Sabina Guzzanti, Draquila, hors-compétition
Gust Van den Berghe, Little Baby Jesus of Flandr, Quinzaine des Réalisateurs
Im Sangsoo, The Housemaid, En compétition
Cannes, milieu naturel de la jet-set, a débauché un VRP de luxe : le ministre italien de la Culture, fidèle de Berlusconi, qui a annoncé à grand fracas médiatique son intention de boycotter le festival. Beau coup de pub pour le film incriminé, l’incendiaire Draquila, véritable mise en examen cinématographique du Cavaliere. Mais preuve aussi qu’à son corps défendant, le ministre est un cinéphile qui s’ignore. Si le film est une impitoyable radioscopie de la confiscation par la propagande berlusconienne du séisme catastrophique de l’Aquila en 2009, il incarne aussi l’exemple-type du pamphlet à gros sabots, qui confond tronçonneuse et caméra. Un montage épileptique, des décibels en pagaille : à côté Michael Moore fait dans la dentelle. Dommage, parce que Sabina Guzzanti était craquante au milieu du public dans sa robe de femme-fleur. Même si on confesse n’avoir eu d’yeux que pour l’étincelante Giovanna Mezzogiorno : l’actrice, jurée de ce cru 2010 et venue en compatriote, nous a ébloui comme une apparition céleste.

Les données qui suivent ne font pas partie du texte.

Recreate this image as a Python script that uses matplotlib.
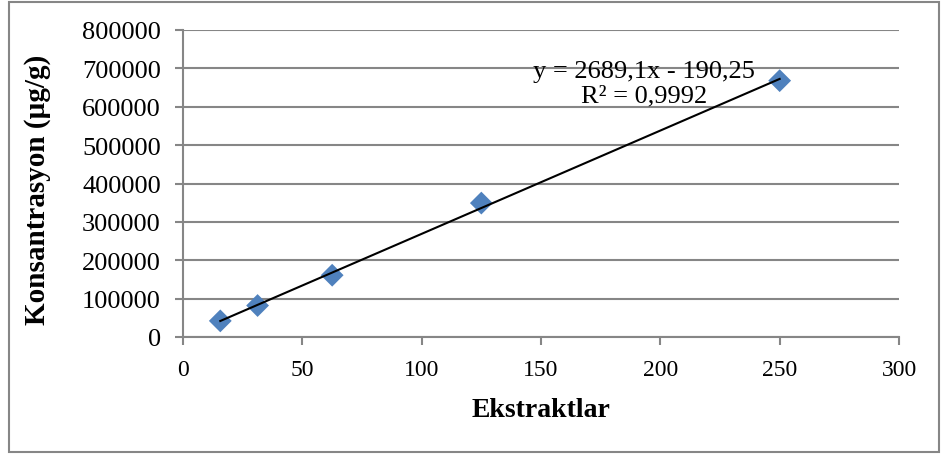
import numpy as np
import matplotlib.pyplot as plt
from matplotlib.patches import Rectangle

# data
ekstrakt = [15.625, 31.25, 62.5, 125, 250]
konsantrasyon = [42000, 82000, 161000, 349000, 668000]
x_ticks = [0, 50, 100, 150, 200, 250, 300]
y_ticks = [0, 100000, 200000, 300000, 400000, 500000, 600000, 700000, 800000]
equation_text = "y = 2689,1x - 190,25\nR² = 0,9992"

plt.rcParams['font.family'] = ['Liberation Serif', 'DejaVu Serif']

W, H = 947, 456
fig = plt.figure(figsize=(W / 100, H / 100), dpi=100)

# outer chart border
fig.patches.append(Rectangle((9 / W, 3 / H), 930 / W, 450 / H, transform=fig.transFigure,
                             fill=False, edgecolor='#868686', linewidth=1.5))

ax = fig.add_axes([183 / W, 1 - 338 / H, 716 / W, 307 / H])

# linear trendline
slope, intercept = np.polyfit(ekstrakt, konsantrasyon, 1)
xs = np.array([min(ekstrakt), max(ekstrakt)])
ax.plot(xs, slope * xs + intercept, color='black', linewidth=1.5, zorder=3)

ax.scatter(ekstrakt, konsantrasyon, marker='D', s=135, color='#4F81BD', zorder=2,
           edgecolors='none')

ax.set_xlim(0, 300)
ax.set_ylim(0, 800000)
ax.set_xticks(x_ticks)
ax.set_yticks(y_ticks)
ax.tick_params(colors='#868686', labelcolor='black', length=6, width=1.5)
ax.tick_params(axis='x', pad=10, labelsize=17)
ax.tick_params(axis='y', pad=10, labelsize=19)

ax.grid(axis='y', color='#868686', linewidth=1.5)
ax.set_axisbelow(True)
for side in ['top', 'right']:
    ax.spines[side].set_visible(False)
for side in ['left', 'bottom']:
    ax.spines[side].set_color('#868686')
    ax.spines[side].set_linewidth(1.5)

ax.set_xlabel('Ekstraktlar', fontsize=20, fontweight='bold')
ax.set_ylabel('Konsantrasyon (µg/g)', fontsize=21, fontweight='bold')
ax.xaxis.set_label_coords(0.5, -0.195)
ax.yaxis.set_label_coords(-0.185, 0.482)

ax.text(193, 662000, equation_text, ha='center', va='center', fontsize=19,
        linespacing=1.12)

fig.savefig('out.png', dpi=100)
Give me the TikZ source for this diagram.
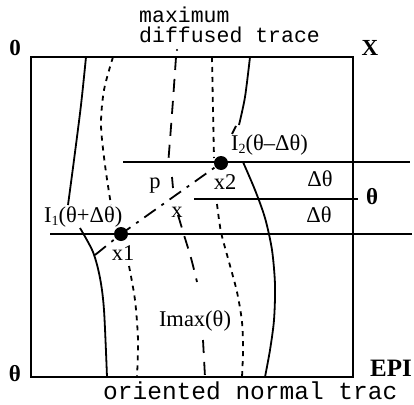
\documentclass[tikz,border=0pt]{standalone}
\usepackage{fontspec}
\setmainfont{Liberation Serif}
\setmonofont{Liberation Mono}
\newcommand{\sbs}[1]{\raisebox{-3pt}{\fontsize{14}{14}\selectfont #1}}
\begin{document}
\begin{tikzpicture}[x=1pt,y=-1pt,
  frame/.style={line width=2.4pt},
  hline/.style={line width=2.2pt},
  solidc/.style={line width=1.8pt},
  dotc/.style={line width=1.8pt, dash pattern=on 5pt off 5pt},
  dashc/.style={line width=1.8pt, dash pattern=on 13pt off 9pt},
  dashdotc/.style={line width=1.8pt, dash pattern=on 14pt off 7pt on 3pt off 7pt},
  lbl/.style={font=\fontsize{22.5}{22.5}\selectfont, inner sep=0pt},
  big/.style={font=\bfseries\fontsize{23}{23}\selectfont, inner sep=0pt},
  mono/.style={font=\ttfamily\fontsize{21.5}{21.5}\selectfont, inner sep=0pt},
  monob/.style={font=\ttfamily\fontsize{24.5}{24.5}\selectfont, inner sep=0pt},
  dotnode/.style={circle, fill, minimum size=14pt, inner sep=0pt}
]
\useasboundingbox (0,0) rectangle (414,404);
\coordinate (TL) at (31,57);
\coordinate (BR) at (353,377);
\draw[frame] (TL) rectangle (BR);

% horizontal lines
\coordinate (ta) at (123,162); \coordinate (tb) at (410,162);
\coordinate (ma) at (194,199); \coordinate (mb) at (358,199);
\coordinate (ba) at (50,234);  \coordinate (bb) at (412,234);
\draw[hline] (ta) -- (tb);
\draw[hline] (ma) -- (mb);
\draw[hline] (ba) -- (bb);

% left solid
\draw[solidc] plot[smooth] coordinates {(86,57) (81,105) (74,160) (68,205)};
\draw[solidc] plot[smooth] coordinates {(80,228) (93,252) (100,278) (104,310) (107,377)};
% left dotted
\draw[dotc] plot[smooth] coordinates {(113,57) (104,90) (101,125) (105,165) (111,205)};
\draw[dotc] plot[smooth] coordinates {(129,266) (135,300) (138,340) (137,377)};
% middle dashed
\fill (177,50) circle (1.2pt);
\draw[dashc] plot[smooth] coordinates {(176,57) (173,100) (170,140) (168,165)};
\draw[solidc] (172,177) -- (173,188);
\draw[dashc] plot[smooth] coordinates {(178,215) (184,235) (191,258) (197,282)};
\draw[dashc] (203,340) -- (205,377);
% right dotted
\draw[dotc] plot[smooth] coordinates {(212,57) (213,110) (214,158)};
\draw[dotc] plot[smooth] coordinates {(217,204) (221,232) (229,262) (237,292) (242,322) (243,350) (242,377)};
% right solid
\draw[solidc] plot[smooth] coordinates {(250,57) (245,97) (239,125)};
\draw[solidc] plot[smooth] coordinates {(243,162) (255,190) (265,218) (272,250) (275,285) (274,320) (270,350) (265,377)};

% dash-dot trace through x1, x, x2
\node[dotnode] (x2) at (221,163) {};
\node[dotnode] (x1) at (121,234) {};
\draw[dashdotc] (95,255) -- (x1.center) -- (x2.center);
\draw[solidc] (232,134) -- (236,126);

% labels
\node[mono, anchor=west] (lmax) at (139,15) {maximum};
\node[mono, anchor=west] (ldif) at (139,35) {diffused trace};
\node[big] (l0) at (15,48) {0};
\node[big] (lX) at (370,48) {X};
\node[big] (lth) at (15,374) {θ};
\node[big, font=\bfseries\fontsize{25}{25}\selectfont] (lepi) at (391,368) {EPI};
\node[monob, anchor=west] (lori) at (103,391) {oriented normal trac};
\node[lbl, anchor=west] (lI2) at (231,145) {I\sbs{2}(θ–Δθ)};
\node[lbl, anchor=west] (lI1) at (44,217) {I\sbs{1}(θ+Δθ)};
\node[lbl] (lx2) at (225,182) {x2};
\node[lbl] (lx1) at (123,253) {x1};
\node[lbl] (lx) at (177,212) {x};
\node[lbl] (lp) at (155,186) {p};
\node[lbl] (ld1) at (320,179) {Δθ};
\node[lbl] (ld2) at (319,215) {Δθ};
\node[big] (lthr) at (372,197) {θ};
\node[lbl] (limax) at (195,321) {Imax(θ)};
\end{tikzpicture}
\end{document}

De Ciel, justement, il n’était question que de ça dans Little Baby Jesus of Flandr, sidérante aventure mystique, ciselée en noir et blanc, de trois clodos flamands touchés par le Christ. Le film mitonne une sorte de Buñuel à la sauce flamande, traversé de visions surréalistes et d’instants littéralement extatiques. Avec leurs trognes d’alcoolos ahuris échappés d’un Breughel, nos pieds-nickelés simples d’esprit réactivent le vieux message évangélique : soyez pareils à de petits enfants. La grâce est l’apanage des petits, des miséreux et des idiots – pas des églises ou des prêtres que Gust Van der Berghe daube allègrement. Ce que, manifestement, le spectateur hargneux qui s’est égosillé « Danger ! Film sectaire ! » à l’issue de la projection n’a pas bien compris…
Décidément, le vendredi c’est le jour des enfants à Cannes : après le petit Jésus flamand, c’est le tour d’une grande enfant coréenne dans l’excellent The Housemaid. Le très barré Im Sangsoo – auteur notamment de l’estomaquant The President’s Last Bang (2005) – s’attaque au remake d’un sommet du cinéma coréen, The Housemaid de Kim Ki-young (1960). Euny, naïve et tendre, s’engage comme servante dans une famille de la très grande bourgeoisie. Im Sangsoo filme la liaison de la jeune femme et du père comme à travers un brouillard glacial et bleuté : car dans cet univers où les seuls enjeux sont des enjeux de pouvoir, tout n’est que luxe, froideur et avidité. Euny détonne et, restée en enfance, elle détraque ce monde adulte, trop adulte. The Housemaid, ou la révolution par l’innocence.